## Given request
Produce an exact copy of all the data below, dropping every image.
↓
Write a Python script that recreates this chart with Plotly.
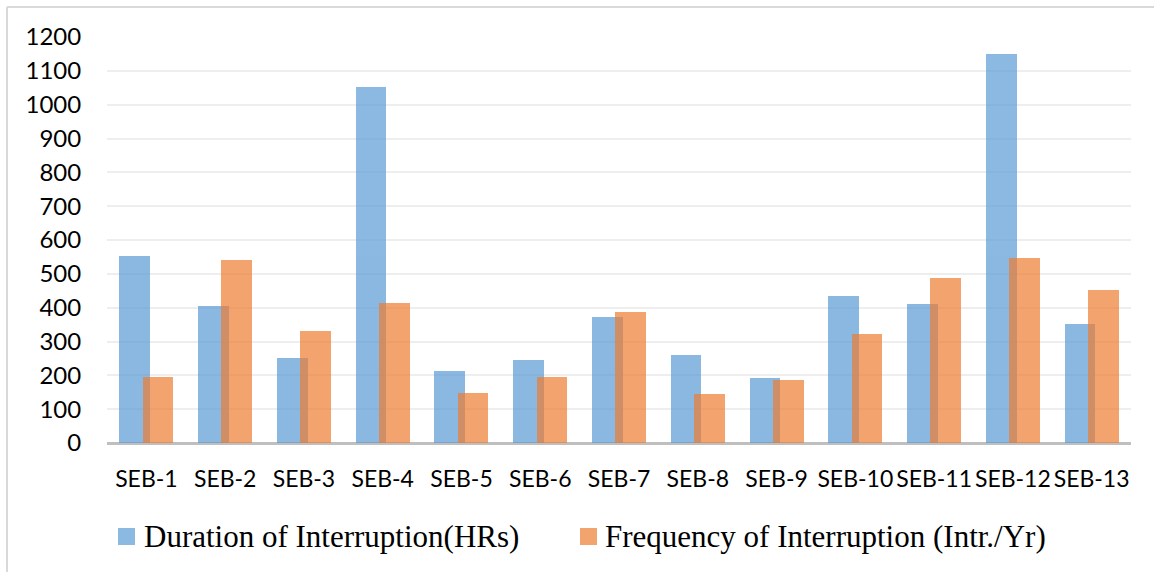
import plotly.graph_objects as go

categories = ["SEB-1", "SEB-2", "SEB-3", "SEB-4", "SEB-5", "SEB-6", "SEB-7",
              "SEB-8", "SEB-9", "SEB-10", "SEB-11", "SEB-12", "SEB-13"]
duration_hrs = [553, 405, 250, 1053, 213, 246, 371, 260, 193, 435, 410, 1150, 351]
frequency_intr = [194, 542, 330, 413, 147, 196, 386, 144, 187, 323, 487, 546, 453]
y_ticks = [0, 100, 200, 300, 400, 500, 600, 700, 800, 900, 1000, 1100, 1200]
series_names = ["Duration of Interruption(HRs)", "Frequency of Interruption (Intr./Yr)"]
series_colors = ["#5B9BD5", "#ED7D31"]

W, H = 1154, 572
L, R, T, B = 107, 23, 37, 129
pw = W - L - R
ph = H - T - B


def px_x(px):
    return (px - L) / pw


def px_y(py):
    return (H - B - py) / ph


fig = go.Figure()
fig.add_trace(go.Bar(
    x=categories, y=duration_hrs, name=series_names[0],
    marker=dict(color=series_colors[0], line=dict(width=0)), opacity=0.7,
    width=0.39, offset=-0.343, showlegend=False,
))
fig.add_trace(go.Bar(
    x=categories, y=frequency_intr, name=series_names[1],
    marker=dict(color=series_colors[1], line=dict(width=0)), opacity=0.7,
    width=0.39, offset=-0.047, showlegend=False,
))

# outer chart frame (light grey), starting at (7,7) px and running off the page
fig.add_shape(type="line", xref="paper", yref="paper",
              x0=px_x(7), x1=px_x(7), y0=px_y(7), y1=px_y(H + 10),
              line=dict(color="#D9D9D9", width=2), layer="below")
fig.add_shape(type="line", xref="paper", yref="paper",
              x0=px_x(7), x1=px_x(W + 10), y0=px_y(7), y1=px_y(7),
              line=dict(color="#D9D9D9", width=2), layer="below")

# custom legend (squares + text)
legend_sq_x = [118, 580]
legend_txt_x = [142, 603]
for sx, tx, name, col in zip(legend_sq_x, legend_txt_x, series_names, series_colors):
    fig.add_shape(type="rect", xref="paper", yref="paper",
                  x0=px_x(sx), x1=px_x(sx + 17), y0=px_y(528), y1=px_y(545),
                  fillcolor=col, opacity=0.7, line=dict(width=0))
    fig.add_annotation(xref="paper", yref="paper", x=px_x(tx), y=px_y(536),
                       xanchor="left", yanchor="middle", showarrow=False,
                       text=name,
                       font=dict(family="Liberation Serif", size=31, color="#000000"))

fig.update_layout(
    width=W, height=H,
    margin=dict(l=L, r=R, t=T, b=B, pad=0),
    paper_bgcolor="white", plot_bgcolor="white",
    barmode="overlay", bargap=0, showlegend=False,
    font=dict(family="Lato", color="#000000"),
    xaxis=dict(
        type="category", tickmode="array", tickvals=categories, ticktext=categories,
        showgrid=False, showline=False, zeroline=False,
        ticks="outside", ticklen=15, tickcolor="rgba(0,0,0,0)",
        tickfont=dict(family="Lato", size=23, color="#000000"),
        range=[-0.5, len(categories) - 0.5],
    ),
    yaxis=dict(
        range=[0, 1200], tickmode="array", tickvals=y_ticks,
        showgrid=True, gridcolor="#EEEEEE", gridwidth=1.5,
        zeroline=True, zerolinecolor="#BFBFBF", zerolinewidth=3,
        showline=False,
        ticks="outside", ticklen=20, tickcolor="rgba(0,0,0,0)",
        tickfont=dict(family="Lato", size=24, color="#000000"),
    ),
)

fig.write_html("out.html")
↑
## Exercise result
Write a Python script that recreates this chart with Plotly.
import plotly.graph_objects as go

categories = ["SEB-1", "SEB-2", "SEB-3", "SEB-4", "SEB-5", "SEB-6", "SEB-7",
              "SEB-8", "SEB-9", "SEB-10", "SEB-11", "SEB-12", "SEB-13"]
duration_hrs = [553, 405, 250, 1053, 213, 246, 371, 260, 193, 435, 410, 1150, 351]
frequency_intr = [194, 542, 330, 413, 147, 196, 386, 144, 187, 323, 487, 546, 453]
y_ticks = [0, 100, 200, 300, 400, 500, 600, 700, 800, 900, 1000, 1100, 1200]
series_names = ["Duration of Interruption(HRs)", "Frequency of Interruption (Intr./Yr)"]
series_colors = ["#5B9BD5", "#ED7D31"]

W, H = 1154, 572
L, R, T, B = 107, 23, 37, 129
pw = W - L - R
ph = H - T - B


def px_x(px):
    return (px - L) / pw


def px_y(py):
    return (H - B - py) / ph


fig = go.Figure()
fig.add_trace(go.Bar(
    x=categories, y=duration_hrs, name=series_names[0],
    marker=dict(color=series_colors[0], line=dict(width=0)), opacity=0.7,
    width=0.39, offset=-0.343, showlegend=False,
))
fig.add_trace(go.Bar(
    x=categories, y=frequency_intr, name=series_names[1],
    marker=dict(color=series_colors[1], line=dict(width=0)), opacity=0.7,
    width=0.39, offset=-0.047, showlegend=False,
))

# outer chart frame (light grey), starting at (7,7) px and running off the page
fig.add_shape(type="line", xref="paper", yref="paper",
              x0=px_x(7), x1=px_x(7), y0=px_y(7), y1=px_y(H + 10),
              line=dict(color="#D9D9D9", width=2), layer="below")
fig.add_shape(type="line", xref="paper", yref="paper",
              x0=px_x(7), x1=px_x(W + 10), y0=px_y(7), y1=px_y(7),
              line=dict(color="#D9D9D9", width=2), layer="below")

# custom legend (squares + text)
legend_sq_x = [118, 580]
legend_txt_x = [142, 603]
for sx, tx, name, col in zip(legend_sq_x, legend_txt_x, series_names, series_colors):
    fig.add_shape(type="rect", xref="paper", yref="paper",
                  x0=px_x(sx), x1=px_x(sx + 17), y0=px_y(528), y1=px_y(545),
                  fillcolor=col, opacity=0.7, line=dict(width=0))
    fig.add_annotation(xref="paper", yref="paper", x=px_x(tx), y=px_y(536),
                       xanchor="left", yanchor="middle", showarrow=False,
                       text=name,
                       font=dict(family="Liberation Serif", size=31, color="#000000"))

fig.update_layout(
    width=W, height=H,
    margin=dict(l=L, r=R, t=T, b=B, pad=0),
    paper_bgcolor="white", plot_bgcolor="white",
    barmode="overlay", bargap=0, showlegend=False,
    font=dict(family="Lato", color="#000000"),
    xaxis=dict(
        type="category", tickmode="array", tickvals=categories, ticktext=categories,
        showgrid=False, showline=False, zeroline=False,
        ticks="outside", ticklen=15, tickcolor="rgba(0,0,0,0)",
        tickfont=dict(family="Lato", size=23, color="#000000"),
        range=[-0.5, len(categories) - 0.5],
    ),
    yaxis=dict(
        range=[0, 1200], tickmode="array", tickvals=y_ticks,
        showgrid=True, gridcolor="#EEEEEE", gridwidth=1.5,
        zeroline=True, zerolinecolor="#BFBFBF", zerolinewidth=3,
        showline=False,
        ticks="outside", ticklen=20, tickcolor="rgba(0,0,0,0)",
        tickfont=dict(family="Lato", size=24, color="#000000"),
    ),
)

fig.write_html("out.html")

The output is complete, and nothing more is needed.